Situation: A company has been seeking additional engineers. Unexpectedly, three excellent candidates independently approached the company seeking employment. This opens the door to expand the department and also to create an additional layer of management consistent with the company’s growth objectives. Currently, in this small company all engineers report directly to the CEO. What are best practices adding a layer of management to the company?
Advice from the CEOs:
Remember that aspiration does not equal talent. There is a big difference between good individual contributors and good managers. The best predictor of managerial success is past successful experience.
You have a number of senior engineers who have been with you for a long time. Have any expressed an interest in management responsibility? Do any of them have a track record successfully managing teams? Similarly, evaluate your new candidates both in terms of both their ability to contribute as engineers and their prior management experience.
If you hire one or more of the candidates, start them at the senior engineer level. Let the company and the rest of your engineering team get used to them and observe the quality of their contribution.

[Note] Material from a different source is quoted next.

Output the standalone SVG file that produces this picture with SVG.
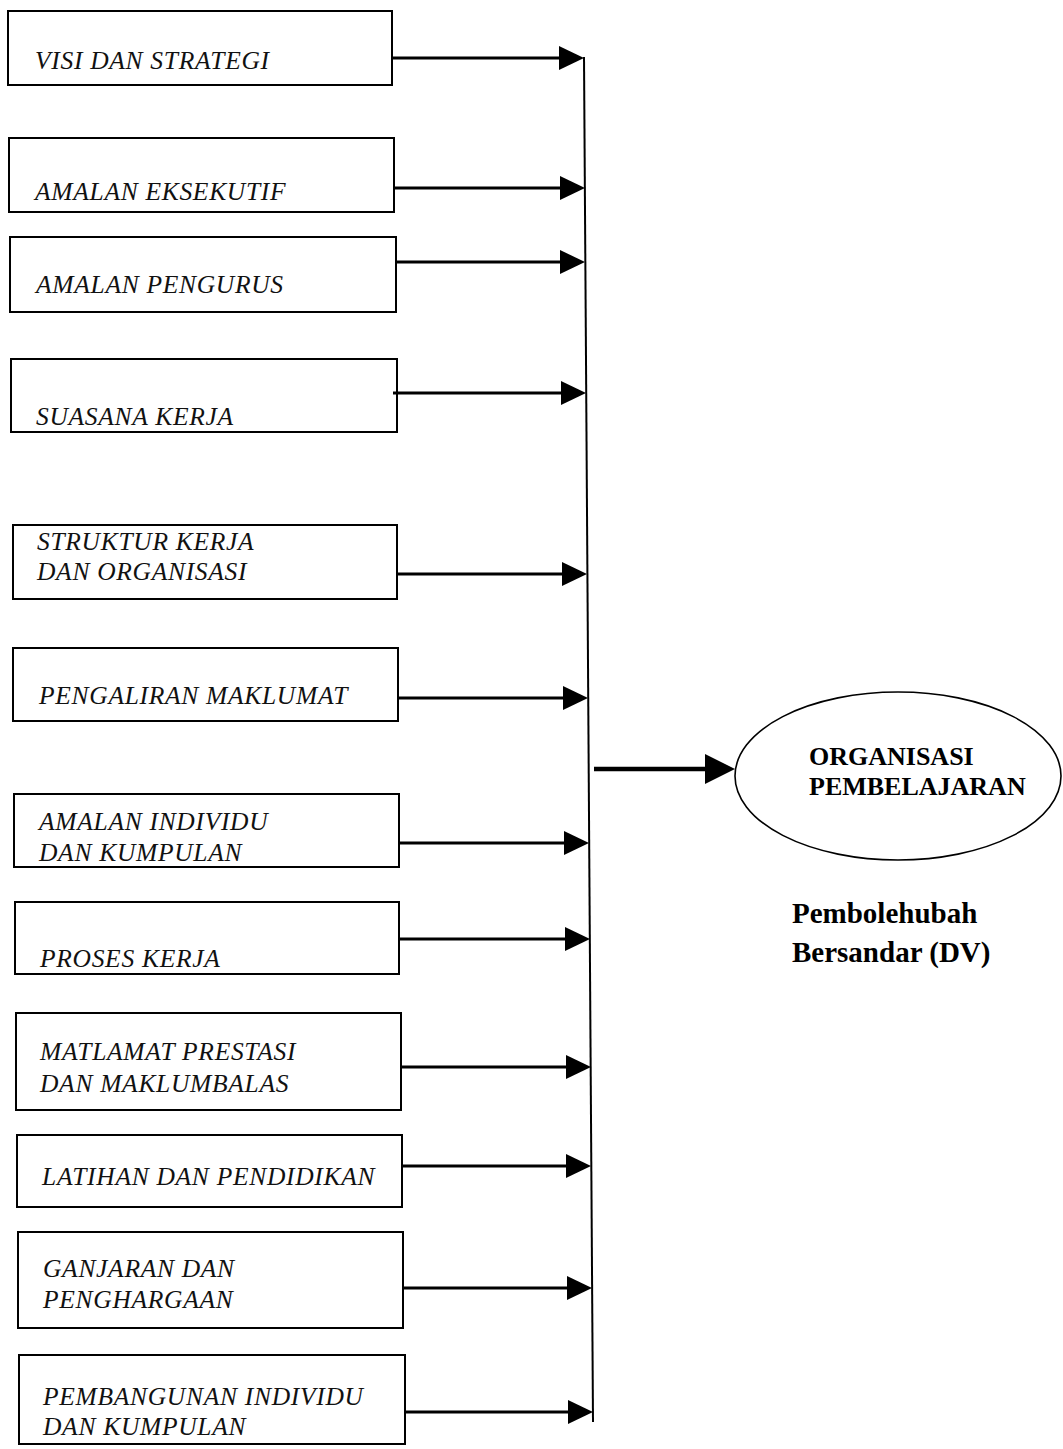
<svg xmlns="http://www.w3.org/2000/svg" width="1063" height="1449" viewBox="0 0 1063 1449">
<style>
.box{fill:#fff;stroke:#000;stroke-width:2}
.lbl{font-family:"Liberation Serif","Times New Roman",serif;font-style:italic;font-size:25.5px;letter-spacing:0.7px;fill:#111}
.conn{stroke:#000;stroke-width:3;fill:none}
.bold{font-family:"Liberation Serif","Times New Roman",serif;font-weight:bold;fill:#000}
</style>
<defs>
<marker id="ah" markerUnits="userSpaceOnUse" markerWidth="25" markerHeight="24" refX="5" refY="12" orient="auto" overflow="visible"><path d="M0,0 L25,12 L0,24 z" fill="#000"/></marker>
<marker id="ahBig" markerUnits="userSpaceOnUse" markerWidth="30" markerHeight="30" refX="5" refY="15" orient="auto" overflow="visible"><path d="M0,0 L30,15 L0,30 z" fill="#000"/></marker>
</defs>
<rect width="1063" height="1449" fill="#fff"/>
<g id="n1"><rect class="box" x="8" y="11" width="384" height="74"/><text class="lbl" x="35" y="69">VISI DAN STRATEGI</text></g>
<g id="n2"><rect class="box" x="9" y="138" width="385" height="74"/><text class="lbl" x="35" y="200">AMALAN EKSEKUTIF</text></g>
<g id="n3"><rect class="box" x="10" y="237" width="386" height="75"/><text class="lbl" x="36" y="293">AMALAN PENGURUS</text></g>
<g id="n4"><rect class="box" x="11" y="359" width="386" height="73"/><text class="lbl" x="36" y="425">SUASANA KERJA</text></g>
<g id="n5"><rect class="box" x="13" y="525" width="384" height="74"/><text class="lbl" x="37" y="550">STRUKTUR KERJA</text><text class="lbl" x="37" y="580">DAN ORGANISASI</text></g>
<g id="n6"><rect class="box" x="13" y="648" width="385" height="73"/><text class="lbl" x="39" y="704">PENGALIRAN MAKLUMAT</text></g>
<g id="n7"><rect class="box" x="14" y="794" width="385" height="73"/><text class="lbl" x="39" y="830">AMALAN INDIVIDU</text><text class="lbl" x="39" y="861">DAN KUMPULAN</text></g>
<g id="n8"><rect class="box" x="15" y="902" width="384" height="72"/><text class="lbl" x="40" y="967">PROSES KERJA</text></g>
<g id="n9"><rect class="box" x="16" y="1013" width="385" height="97"/><text class="lbl" x="40" y="1060">MATLAMAT PRESTASI</text><text class="lbl" x="40" y="1092">DAN MAKLUMBALAS</text></g>
<g id="n10"><rect class="box" x="17" y="1135" width="385" height="72"/><text class="lbl" x="42" y="1185">LATIHAN DAN PENDIDIKAN</text></g>
<g id="n11"><rect class="box" x="18" y="1232" width="385" height="96"/><text class="lbl" x="43" y="1277">GANJARAN DAN</text><text class="lbl" x="43" y="1308">PENGHARGAAN</text></g>
<g id="n12"><rect class="box" x="19" y="1355" width="386" height="89"/><text class="lbl" x="43" y="1405">PEMBANGUNAN INDIVIDU</text><text class="lbl" x="43" y="1435">DAN KUMPULAN</text></g>
<g id="target"><ellipse cx="898" cy="776" rx="163" ry="84" fill="#fff" stroke="#000" stroke-width="1.6"/><text class="bold" x="809" y="765" font-size="26">ORGANISASI</text><text class="bold" x="809" y="795" font-size="26">PEMBELAJARAN</text></g>
<g id="dvlabel"><text class="bold" x="792" y="923" font-size="29">Pembolehubah</text><text class="bold" x="792" y="962" font-size="29">Bersandar (DV)</text></g>
<g id="connectors">
<line x1="584" y1="57" x2="593" y2="1422" stroke="#000" stroke-width="2"/>
<line class="conn" x1="392" y1="58" x2="564" y2="58" marker-end="url(#ah)"/>
<line class="conn" x1="394" y1="188" x2="565" y2="188" marker-end="url(#ah)"/>
<line class="conn" x1="396" y1="262" x2="565" y2="262" marker-end="url(#ah)"/>
<line class="conn" x1="393" y1="393" x2="566" y2="393" marker-end="url(#ah)"/>
<line class="conn" x1="397" y1="574" x2="567" y2="574" marker-end="url(#ah)"/>
<line class="conn" x1="398" y1="698" x2="568" y2="698" marker-end="url(#ah)"/>
<line class="conn" x1="399" y1="843" x2="569" y2="843" marker-end="url(#ah)"/>
<line class="conn" x1="399" y1="939" x2="570" y2="939" marker-end="url(#ah)"/>
<line class="conn" x1="401" y1="1067" x2="571" y2="1067" marker-end="url(#ah)"/>
<line class="conn" x1="402" y1="1166" x2="571" y2="1166" marker-end="url(#ah)"/>
<line class="conn" x1="403" y1="1288" x2="572" y2="1288" marker-end="url(#ah)"/>
<line class="conn" x1="405" y1="1412" x2="573" y2="1412" marker-end="url(#ah)"/>
<line x1="594" y1="769" x2="710" y2="769" stroke="#000" stroke-width="4.5" marker-end="url(#ahBig)"/>
</g>
</svg>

Once you are ready to create a new level of management, make this an open process. Announce your plans to the engineering team, and ask them to approach you individually if they are interested. See who steps up.

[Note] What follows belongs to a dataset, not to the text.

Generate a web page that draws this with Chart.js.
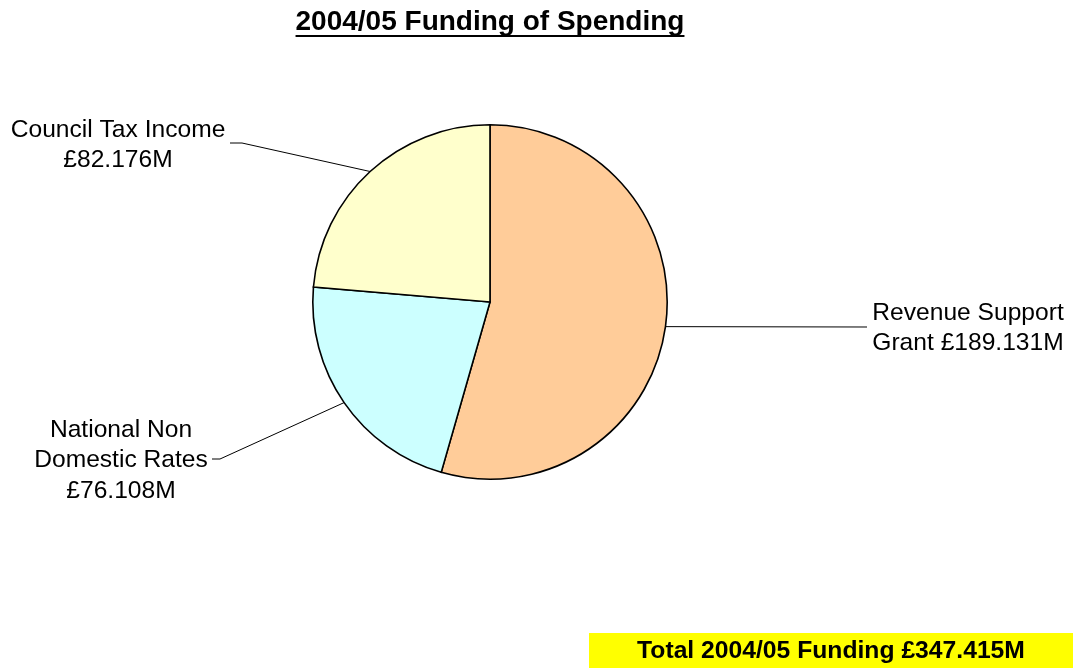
<!DOCTYPE html>
<html>
<head>
<meta charset="utf-8">
<script src="https://cdn.jsdelivr.net/npm/chart.js@4/dist/chart.umd.min.js"></script>
<style>
  html, body { margin: 0; padding: 0; background: #ffffff; }
  #wrap { position: relative; width: 1076px; height: 668px; }
</style>
</head>
<body>
<div id="wrap"><canvas id="c" width="1076" height="668"></canvas></div>
<script>
// ---- data ----
const categories = ["Revenue Support Grant", "National Non Domestic Rates", "Council Tax Income"];
const values = [189.131, 76.108, 82.176];
const labelLines = [
  ["Revenue Support", "Grant £189.131M"],
  ["National Non", "Domestic Rates", "£76.108M"],
  ["Council Tax Income", "£82.176M"]
];
const titleText = "2004/05 Funding of Spending";
const totalText = "Total 2004/05 Funding £347.415M";
const colors = ["#FFCC99", "#CCFFFF", "#FFFFCC"];

// ---- label layout (offsets relative to pie centre) ----
const labelLayout = [
  { elbow: [377, 25],   end: [377, 25],   textX: 478,  baseY: [18, 48] },
  { elbow: [-270, 157], end: [-278, 157], textX: -369, baseY: [135, 165, 196] },
  { elbow: [-248, -159], end: [-260, -159], textX: -372, baseY: [-165, -135] }
];

const FONT = '"Liberation Sans", Arial, sans-serif';

const decorations = {
  id: 'decorations',
  afterDraw(chart) {
    const ctx = chart.ctx;
    const meta = chart.getDatasetMeta(0);
    // title underline
    const t = chart.titleBlock;
    if (t) {
      ctx.save();
      ctx.font = 'bold 28px ' + FONT;
      const w = ctx.measureText(titleText).width;
      const cxT = (t.left + t.right) / 2;
      ctx.fillStyle = '#000';
      ctx.fillRect(cxT - w / 2, 35, w, 2);
      ctx.restore();
    }
    // leader lines and labels
    meta.data.forEach((arc, i) => {
      const p = arc.getProps(['x', 'y', 'startAngle', 'endAngle', 'outerRadius'], true);
      const mid = (p.startAngle + p.endAngle) / 2;
      const ex = p.x + p.outerRadius * Math.cos(mid);
      const ey = p.y + p.outerRadius * Math.sin(mid);
      const L = labelLayout[i];
      ctx.save();
      ctx.strokeStyle = '#000';
      ctx.lineWidth = 1;
      ctx.beginPath();
      ctx.moveTo(ex, ey);
      ctx.lineTo(p.x + L.elbow[0], p.y + L.elbow[1]);
      ctx.lineTo(p.x + L.end[0], p.y + L.end[1]);
      ctx.stroke();
      ctx.fillStyle = '#000';
      ctx.font = '24.6px ' + FONT;
      ctx.textAlign = 'center';
      ctx.textBaseline = 'alphabetic';
      labelLines[i].forEach((line, j) => {
        ctx.fillText(line, p.x + L.textX, p.y + L.baseY[j]);
      });
      ctx.restore();
    });
    // total box
    ctx.save();
    ctx.fillStyle = '#FFFF00';
    ctx.fillRect(589, 633, 484, 35);
    ctx.fillStyle = '#000';
    ctx.font = 'bold 24.7px ' + FONT;
    ctx.textAlign = 'center';
    ctx.textBaseline = 'alphabetic';
    ctx.fillText(totalText, 831, 658);
    ctx.restore();
  }
};

new Chart(document.getElementById('c'), {
  type: 'pie',
  data: {
    labels: categories,
    datasets: [{
      data: values,
      backgroundColor: colors,
      borderColor: '#000000',
      borderWidth: 1.6,
      borderJoinStyle: 'miter'
    }]
  },
  options: {
    responsive: false,
    animation: false,
    devicePixelRatio: 1,
    layout: { padding: { top: 0, left: 0, right: 96, bottom: 188 } },
    plugins: {
      legend: { display: false },
      tooltip: { enabled: false },
      title: {
        display: true,
        text: titleText,
        color: '#000',
        font: { family: FONT, size: 28, weight: 'bold', lineHeight: 1.2 },
        padding: { top: 5, bottom: 85.4 }
      }
    }
  },
  plugins: [decorations]
});
</script>
</body>
</html>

When the time comes to make the promotion, how do you communicate this to the group?
If you’ve used an open process to evaluate one or more candidates for management, the group will already be prepared when you announce the new structure and promotion.

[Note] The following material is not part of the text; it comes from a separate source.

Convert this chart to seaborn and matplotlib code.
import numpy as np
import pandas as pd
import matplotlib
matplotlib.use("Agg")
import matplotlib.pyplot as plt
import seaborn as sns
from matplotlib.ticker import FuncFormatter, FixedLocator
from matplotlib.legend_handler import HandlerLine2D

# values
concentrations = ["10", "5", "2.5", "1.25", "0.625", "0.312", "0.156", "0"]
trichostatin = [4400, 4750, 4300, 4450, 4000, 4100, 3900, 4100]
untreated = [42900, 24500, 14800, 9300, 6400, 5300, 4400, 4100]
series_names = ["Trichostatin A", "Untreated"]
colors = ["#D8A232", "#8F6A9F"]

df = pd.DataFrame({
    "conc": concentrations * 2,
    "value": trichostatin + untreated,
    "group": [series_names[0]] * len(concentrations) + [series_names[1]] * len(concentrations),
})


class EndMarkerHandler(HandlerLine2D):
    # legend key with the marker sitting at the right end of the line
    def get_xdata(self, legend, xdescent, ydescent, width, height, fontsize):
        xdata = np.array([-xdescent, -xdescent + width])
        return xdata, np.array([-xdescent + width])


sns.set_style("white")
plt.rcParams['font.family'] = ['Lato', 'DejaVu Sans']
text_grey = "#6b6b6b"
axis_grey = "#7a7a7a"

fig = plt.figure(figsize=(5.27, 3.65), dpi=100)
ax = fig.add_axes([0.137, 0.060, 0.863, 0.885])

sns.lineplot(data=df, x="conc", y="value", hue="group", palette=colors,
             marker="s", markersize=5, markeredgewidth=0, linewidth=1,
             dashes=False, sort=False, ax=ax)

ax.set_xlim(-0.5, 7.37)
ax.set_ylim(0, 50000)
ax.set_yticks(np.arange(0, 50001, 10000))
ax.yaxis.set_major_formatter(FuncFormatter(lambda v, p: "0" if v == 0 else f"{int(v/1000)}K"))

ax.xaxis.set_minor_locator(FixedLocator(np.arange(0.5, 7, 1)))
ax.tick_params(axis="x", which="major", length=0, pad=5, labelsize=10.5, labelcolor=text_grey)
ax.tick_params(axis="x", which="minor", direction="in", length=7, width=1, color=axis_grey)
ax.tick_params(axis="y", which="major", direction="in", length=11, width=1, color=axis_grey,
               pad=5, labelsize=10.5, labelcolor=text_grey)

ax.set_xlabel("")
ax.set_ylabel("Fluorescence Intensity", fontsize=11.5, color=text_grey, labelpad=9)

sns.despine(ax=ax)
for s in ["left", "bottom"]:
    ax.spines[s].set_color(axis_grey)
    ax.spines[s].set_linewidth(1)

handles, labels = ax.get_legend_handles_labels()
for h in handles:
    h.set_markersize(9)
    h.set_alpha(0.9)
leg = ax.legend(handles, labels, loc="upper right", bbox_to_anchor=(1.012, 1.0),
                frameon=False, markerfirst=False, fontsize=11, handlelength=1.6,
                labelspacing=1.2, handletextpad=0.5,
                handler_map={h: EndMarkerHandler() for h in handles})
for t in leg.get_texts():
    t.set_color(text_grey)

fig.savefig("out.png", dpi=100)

An important part of the message is that the company is growing and that there will be ongoing opportunities for talented engineers to earn promotions to management.
For those interested, start with small steps as leads in team projects. Who if effective at guiding their team? Who is a positive source of energy for the team? Who is helpful and goes above and beyond for other team members and for customers? How do they respond to team obstacles? Observe and coach them along the way.
Interview with Muhammed Chaudhry, CEO, Silicon Valley Education Foundation
Situation: A critical component for the future of technology in the US is a workforce trained in math and the sciences. In Santa Clara County, California – the heart of Silicon Valley – only 49% of high school students complete University of California/CSU qualifying courses, and only 26% of Hispanic students. How can private industry contribute to the improvement of education and the training of future workers?
Advice from Muhammed Chaudhry:
Silicon Valley Education Foundation’s objective is to make Silicon Valley the number one region in California in student readiness for college and careers. It has been shown that the top predictor of college success is the completion of Algebra II in high school. Our primary program – Stepping Up to Algebra – focuses on students and teachers to increase the number of students who are ready for Algebra I in 8th Grade. To date 2,500 kids have gone through our program.
We actively encourage private industry to get involved in our programs and to invest in solutions that work. We call this involvement Work, Wealth and Wisdom.
Let’s talk about Work:
Our aim is for every business person to make it a priority to invest time in public education. This takes an investment – we ask for a consistent investment of 4-5 days a year.
Next is Wealth:
We encourage every business person to sign up to our Sustainer Program. The commitment is modest – only $5 per month to support our activities.
We encourage corporations to Adopt a Classroom for $10,000.
Finally we have Wisdom:
We encourage business people to get involved. We need help designing technology products that enhance learning and in formulating a blended learning approach.
We need to improve the enabling of technology in our schools to improve individualized learning to maximize the potential of each student.
We need support and involvement in policy work by contributing business thinking. Education has lessons to learn from business.
There is room for innovators who are interested in social benefit and long-term investment with profit as a secondary consideration.